===== Data for this exercise

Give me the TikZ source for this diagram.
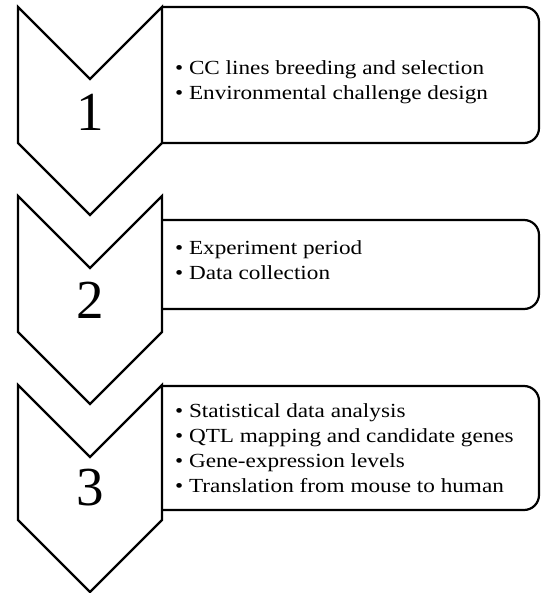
\documentclass[tikz,border=0pt]{standalone}
\usepackage{fontspec}
\setmainfont{Liberation Serif}
\newfontfamily\widefont[FakeStretch=1.16]{Liberation Serif}
\begin{document}
\begin{tikzpicture}[x=1pt,y=-1pt,
  line width=2.2pt, line join=miter,
  chev/.style={draw=black},
  frame/.style={draw=black, rounded corners=15pt},
  num/.style={font=\fontsize{55}{60}\selectfont, inner sep=0pt},
  items/.style={font=\widefont\fontsize{20}{25}\selectfont, align=left, anchor=west, inner sep=0pt}]
\useasboundingbox (0,0) rectangle (541,593);
% chevrons
\draw[chev] (18,7) -- (90,79) -- (162,7) -- (162,143) -- (90,215) -- (18,143) -- cycle;
\draw[chev] (18,196) -- (90,268) -- (162,196) -- (162,332) -- (90,404) -- (18,332) -- cycle;
\draw[chev] (18,385) -- (90,457) -- (162,385) -- (162,520) -- (90,592) -- (18,520) -- cycle;
% boxes
\draw[frame] (162,7) -- (539,7) -- (539,143) -- (162,143);
\draw[frame] (162,220) -- (539,220) -- (539,309) -- (162,309);
\draw[frame] (162,386) -- (539,386) -- (539,510) -- (162,510);
% numbers
\node[num] (n1) at (90,112) {1};
\node[num] (n2) at (90,300) {2};
\node[num] (n3) at (90,488) {3};
% texts
\node[items] (t1) at (174,82) {• CC lines breeding and selection\\• Environmental challenge design};
\node[items] (t2) at (174,260) {• Experiment period\\• Data collection};
\node[items] (t3) at (174,448) {• Statistical data analysis\\• QTL mapping and candidate genes\\• Gene-expression levels\\• Translation from mouse to human};
\end{tikzpicture}
\end{document}
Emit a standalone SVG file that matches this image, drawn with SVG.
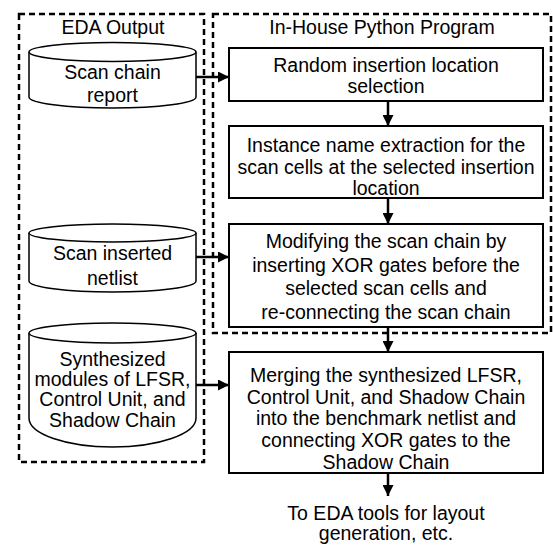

==========

# Job
The records above are to be quoted exactly, with all pictures left out.

# Answer
Give me the TikZ source for this diagram.
\documentclass[tikz,border=0pt]{standalone}
\usepackage{fontspec}
\setmainfont{Liberation Serif}
\newfontfamily\widefont[FakeStretch=1.16]{Liberation Serif}
\begin{document}
\begin{tikzpicture}[x=1pt,y=-1pt,
  line width=2.2pt, line join=miter,
  chev/.style={draw=black},
  frame/.style={draw=black, rounded corners=15pt},
  num/.style={font=\fontsize{55}{60}\selectfont, inner sep=0pt},
  items/.style={font=\widefont\fontsize{20}{25}\selectfont, align=left, anchor=west, inner sep=0pt}]
\useasboundingbox (0,0) rectangle (541,593);
% chevrons
\draw[chev] (18,7) -- (90,79) -- (162,7) -- (162,143) -- (90,215) -- (18,143) -- cycle;
\draw[chev] (18,196) -- (90,268) -- (162,196) -- (162,332) -- (90,404) -- (18,332) -- cycle;
\draw[chev] (18,385) -- (90,457) -- (162,385) -- (162,520) -- (90,592) -- (18,520) -- cycle;
% boxes
\draw[frame] (162,7) -- (539,7) -- (539,143) -- (162,143);
\draw[frame] (162,220) -- (539,220) -- (539,309) -- (162,309);
\draw[frame] (162,386) -- (539,386) -- (539,510) -- (162,510);
% numbers
\node[num] (n1) at (90,112) {1};
\node[num] (n2) at (90,300) {2};
\node[num] (n3) at (90,488) {3};
% texts
\node[items] (t1) at (174,82) {• CC lines breeding and selection\\• Environmental challenge design};
\node[items] (t2) at (174,260) {• Experiment period\\• Data collection};
\node[items] (t3) at (174,448) {• Statistical data analysis\\• QTL mapping and candidate genes\\• Gene-expression levels\\• Translation from mouse to human};
\end{tikzpicture}
\end{document}
Emit a standalone SVG file that matches this image, drawn with SVG.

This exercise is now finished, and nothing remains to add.